MOSCOW, March 24. /ITAR-TASS/. Crimea’s re-unification with Russia has upstaged all the recent U.S. moral and political achievements, Natalya Narochnitskaya, the president of the Paris-based European Institute of Democracy and Cooperation and the head of the Historical Perspective Foundation, told Itar-Tass on Monday.

“Annexation is not a nickname which can be voluntarily applied to any fact or event. The term has a concrete definition which describes it as “incorporation of a territory by force”, Narochnitskaya said.

“In case of Crimea, we are talking about re-unification with a territory that was always Russian and was formed as part of the Russian Empire,” the Russian expert explained, adding that only a voluntaristic administrative act by Soviet leader Nikita Khrushchev had made Crimea part of Ukraine.

Narochnitskaya said that the United States and other western countries had opened the Pandora box by recognizing Kosovo’s declaration of independence which was not supported by any will expression.

Ninety-seven percent of Crimea’s residents who voted for Crimea’s accession into Russia are not just “a simple majority” but “an integral characteristic of public conscience in society in general” if sociological terms are to be used.

“There is no doubt that the Crimean residents are enormously happy that their dream has come true. They have overcome certain misapprehension in their consciousness,” Narochnitskaya stressed.

“The entire concept of the United States and western countries, consisting in the restriction of sovereignty and the right to set the criteria of behavior themselves… pass verdicts and punish to their own discretion is falling apart,” the Russian expert said.
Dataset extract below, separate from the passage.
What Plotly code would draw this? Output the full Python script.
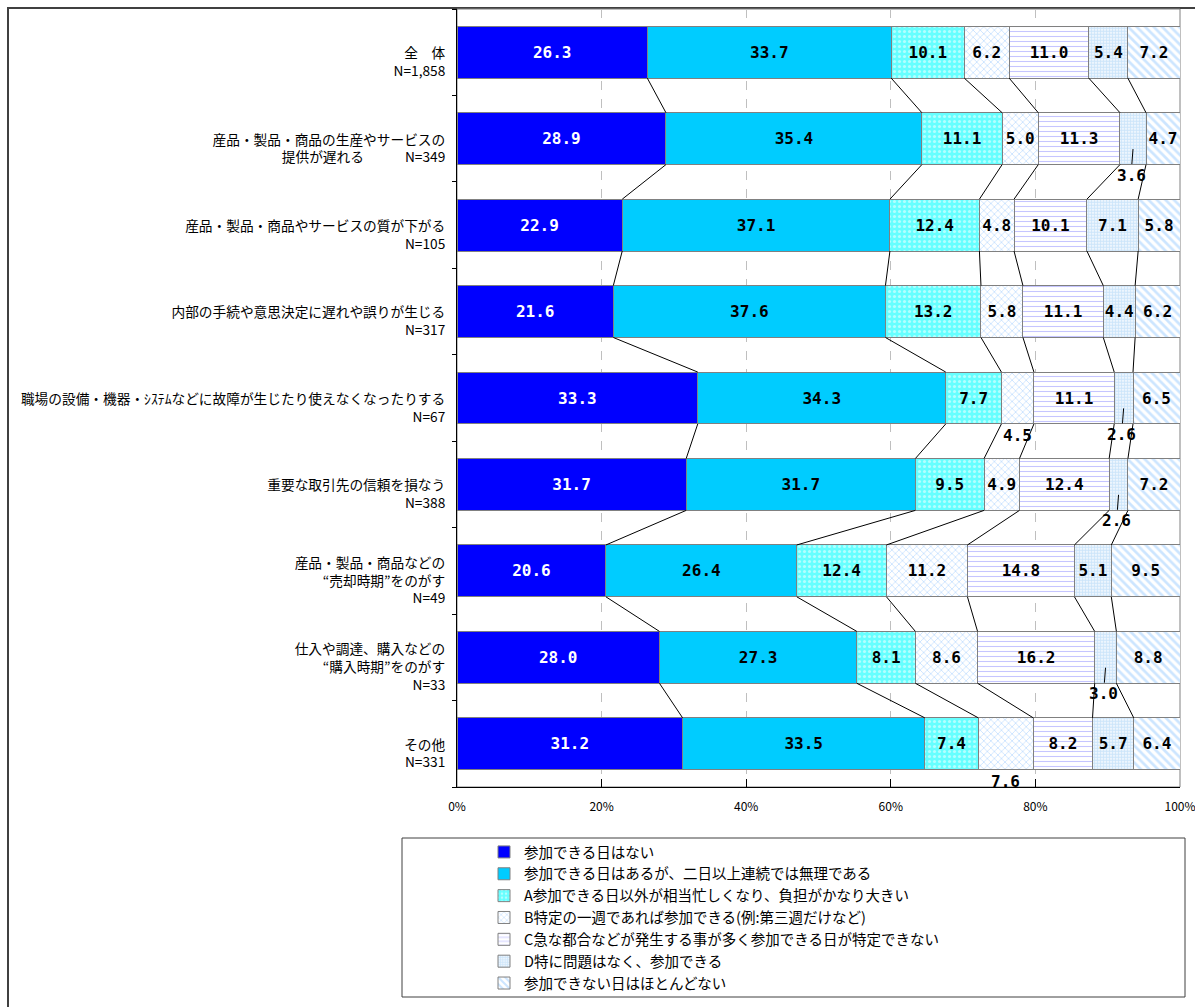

“That concept served as the basis for bombing a sovereign Yugoslavia, annexing Kosovo (from Serbia), the cradle of Serbian civilization, and making a protectorate out of Afghanistan,” the Russian expert went on to say.

She added that despite all the hysteria in Washington and European capitals, the West was perceiving Crimea’s reunification with Russia as a fait accompli.

“All this runs counter to the interests of the United States, which can no longer rule the world from one center,” Narochnitskaya explained.

She said that NATO’s bombardments of Yugoslavia which started on March 24, 1999 was another attempt to substitute the underlying principle of international law - the sovereignty of a state or nation - by the right to humanitarian interventions.

“That act (the bombardment of Yugoslavia) started the world’s re-division. The factor of force, despite the humanistic demagogy, became extremely important; the borders became more flimsy than in the time of the ‘cold war’ confrontation of two military blocs. At that time, the rhetoric was aggressive but in reality the sides observed the ‘status quo’,” Narochnitskaya said.

She described Crimea’s re-unification with Russia as a resolute act of Russia’s state and national will. “Its impact on international relations is so great that it simply zeroed the U.S. previous moral and political achievements,” the Russian expert said in conclusion.